As I have noted, in 2022, South Korea’s total imports were $808.09 billion while Nigeria did about $60.35 billion for goods; South Korea is about 25% of Nigeria’s population. But if you check, South Korea imports were largely machinery, equipment, etc for production, while Nigeria’s were for finished goods. Also, in 2022, goods worth around $136.21 billion were imported to South Africa, with many of those industrial equipment. Check – more imports have not destroyed South Africa and South Korea’s currencies!
Imagine if our total imports increase to $200 billion where 90% are for equipment, machinery, etc for productive factories (modern and old), would that not be great? I am yet to see any data which shows that Nigeria is importing a lot, in the actual sense. And that is the challenge for the Central Bank of Nigeria. Yes, the $100, $300, etc young people are sending for virtual wallets, songs, music, etc mean nothing if Nigeria can develop a production-first strategy, over the current finance-first strategy.

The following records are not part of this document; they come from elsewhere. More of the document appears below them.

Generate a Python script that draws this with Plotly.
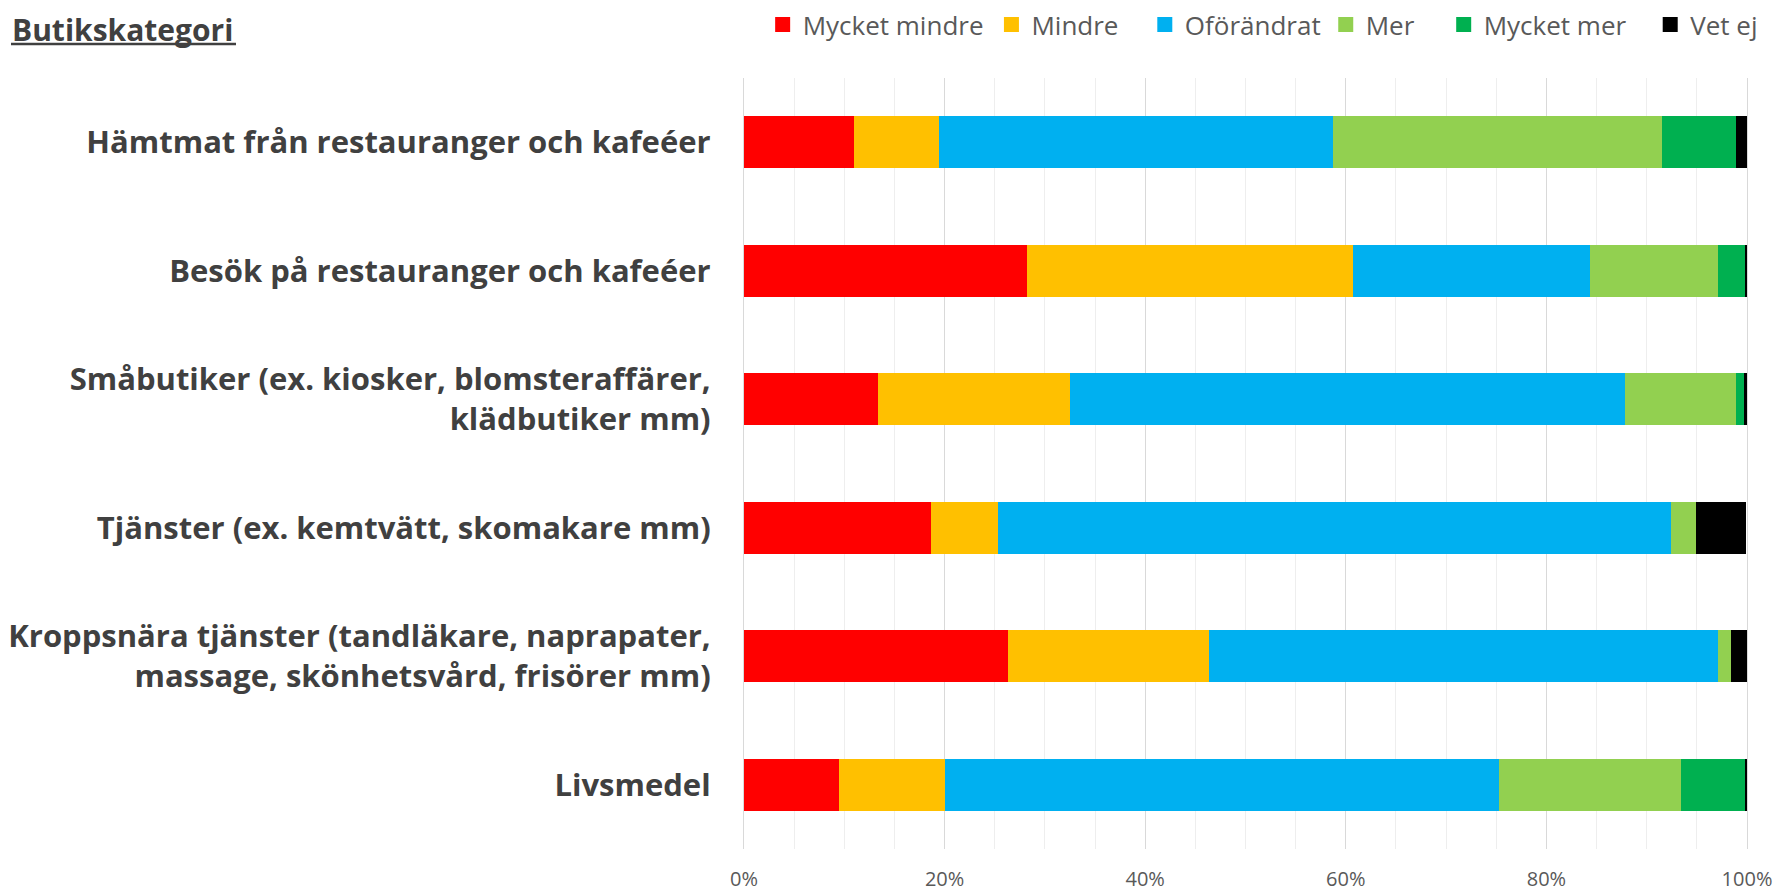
import plotly.graph_objects as go

categories = [
    "Hämtmat från restauranger och kafeéer",
    "Besök på restauranger och kafeéer",
    "Småbutiker (ex. kiosker, blomsteraffärer,<br>klädbutiker mm)",
    "Tjänster (ex. kemtvätt, skomakare mm)",
    "Kroppsnära tjänster (tandläkare, naprapater,<br>massage, skönhetsvård, frisörer mm)",
    "Livsmedel",
]

series_names = ["Mycket mindre", "Mindre", "Oförändrat", "Mer", "Mycket mer", "Vet ej"]

mycket_mindre = [11.0, 28.2, 13.4, 18.6, 26.3, 9.5]
mindre = [8.45, 32.5, 19.1, 6.7, 20.1, 10.5]
oforandrat = [39.3, 23.6, 55.3, 67.1, 50.7, 55.3]
mer = [32.75, 12.8, 11.1, 2.5, 1.3, 18.1]
mycket_mer = [7.45, 2.7, 0.8, 0.0, 0.0, 6.4]
vet_ej = [1.05, 0.2, 0.4, 5.0, 1.6, 0.2]

series_values = [mycket_mindre, mindre, oforandrat, mer, mycket_mer, vet_ej]
colors = ["#FF0000", "#FFC000", "#00B0F0", "#92D050", "#00B050", "#000000"]

tick_vals = [0, 20, 40, 60, 80, 100]
tick_text = ["0%", "20%", "40%", "60%", "80%", "100%"]

# legend positions (paper x) for each item
legend_x = [0.0186, 0.2467, 0.3996, 0.580, 0.6976, 0.9035]

# page has an 8px body margin (top/left), so the figure is 8px smaller than the window
W, H = 1779, 883
ML, MR, MT, MB = 736, 40, 70, 42
PW, PH = W - ML - MR, H - MT - MB

fig = go.Figure()
legend_keys = ["legend", "legend2", "legend3", "legend4", "legend5", "legend6"]
for name, vals, col, lk in zip(series_names, series_values, colors, legend_keys):
    fig.add_trace(go.Bar(
        y=categories, x=vals, name=name, orientation="h",
        marker=dict(color=col, line=dict(width=0)),
        legendgroup=name, showlegend=False,
        hovertemplate="%{y}<br>" + name + ": %{x:.1f}%<extra></extra>",
    ))
    # legend-only entry with a larger square swatch, linked to the bar series
    fig.add_trace(go.Scatter(
        x=[None], y=[None], mode="markers", name=name,
        marker=dict(symbol="square", size=15, color=col, line=dict(width=0)),
        legendgroup=name, legend=lk, showlegend=True, hoverinfo="skip",
    ))

legend_font = dict(family="Open Sans", size=26, color="#595959")
layout_legends = {}
for lk, lx in zip(legend_keys, legend_x):
    layout_legends[lk] = dict(
        x=lx, xanchor="left", y=(H - MB + 7) / PH, yanchor="top",
        orientation="h", font=legend_font, bgcolor="rgba(0,0,0,0)",
        borderwidth=0, itemclick=False, itemdoubleclick=False,
    )

fig.update_layout(
    width=W, height=H,
    margin=dict(l=ML, r=MR, t=MT, b=MB, pad=0, autoexpand=False),
    barmode="stack",
    bargap=0.595,
    plot_bgcolor="white",
    paper_bgcolor="white",
    font=dict(family="Open Sans", color="#404040"),
    showlegend=True,
    **layout_legends,
    xaxis=dict(
        range=[0, 100],
        tickvals=tick_vals, ticktext=tick_text,
        showgrid=True, gridcolor="#d9d9d9", gridwidth=1.3,
        minor=dict(dtick=5, showgrid=True, gridcolor="#eeeeee", gridwidth=1),
        zeroline=False, showline=False,
        tickfont=dict(family="Open Sans", size=20, color="#595959"),
        ticks="", ticklabelstandoff=16,
        fixedrange=True,
    ),
    yaxis=dict(
        autorange="reversed",
        showgrid=False, zeroline=False,
        showline=True, mirror=True, linecolor="#d9d9d9", linewidth=1.3,
        tickfont=dict(family="Open Sans", size=31, color="#404040", weight="bold"),
        ticks="", ticklabelstandoff=26,
        fixedrange=True,
    ),
    annotations=[dict(
        text="<b>Butikskategori</b>",
        xref="paper", yref="paper",
        x=(3 - ML) / PW, xanchor="left",
        y=(H - MB) / PH, yanchor="top",
        showarrow=False, borderpad=0,
        font=dict(family="Open Sans", size=30, color="#404040"),
    )],
    shapes=[dict(
        type="line", xref="paper", yref="paper",
        x0=(3 - ML) / PW, x1=(228 - ML) / PW,
        y0=(H - MB - 36) / PH, y1=(H - MB - 36) / PH,
        line=dict(color="#404040", width=2.5),
    )],
)

fig.write_html("out.html")
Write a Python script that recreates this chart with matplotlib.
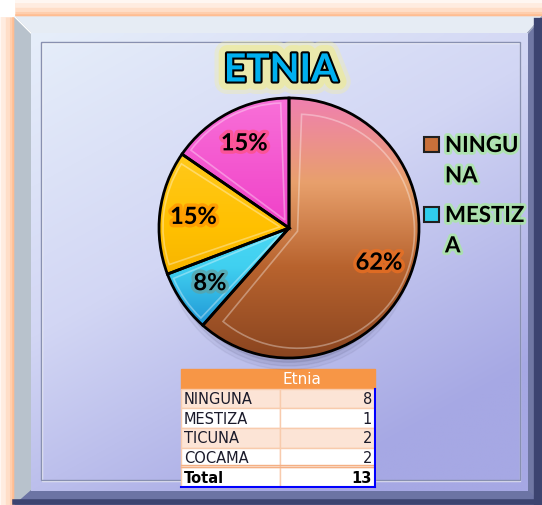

We need to import more and if we do, we will likely become a hub to serve West Africa with finished goods, and that means export more. Push the nation through policy to redesign the architecture of our economy, out of the SAP mindset of the late 1980s, where we created finance houses and banks, over building and running factories.
Yes, we need to import more but the RIGHT things, and we need policies to make that happen. I am yet to read what the Science & Tech minister is offering during this FX crisis. His or her insights will be as useful as what the central bank governor is doing.
Comment on Feed: Nigeria’s imports should increase to $200 billion? A country with less than $500 billion balance sheet size with FX reserves that hardly click $40 billion? This country cannot achieve that with its economic structure and base infrastructure level.
My Response: Import of machinery is not tied to national reserves. That is connected with investments. Nigeria’s economy is bigger than South Africa’s but it imports 2X. If you have a semiconductor factory, a big refinery, 2 deep seaports, etc . 10 great projects, your import could hit $100B even though your reserves remain unchanged.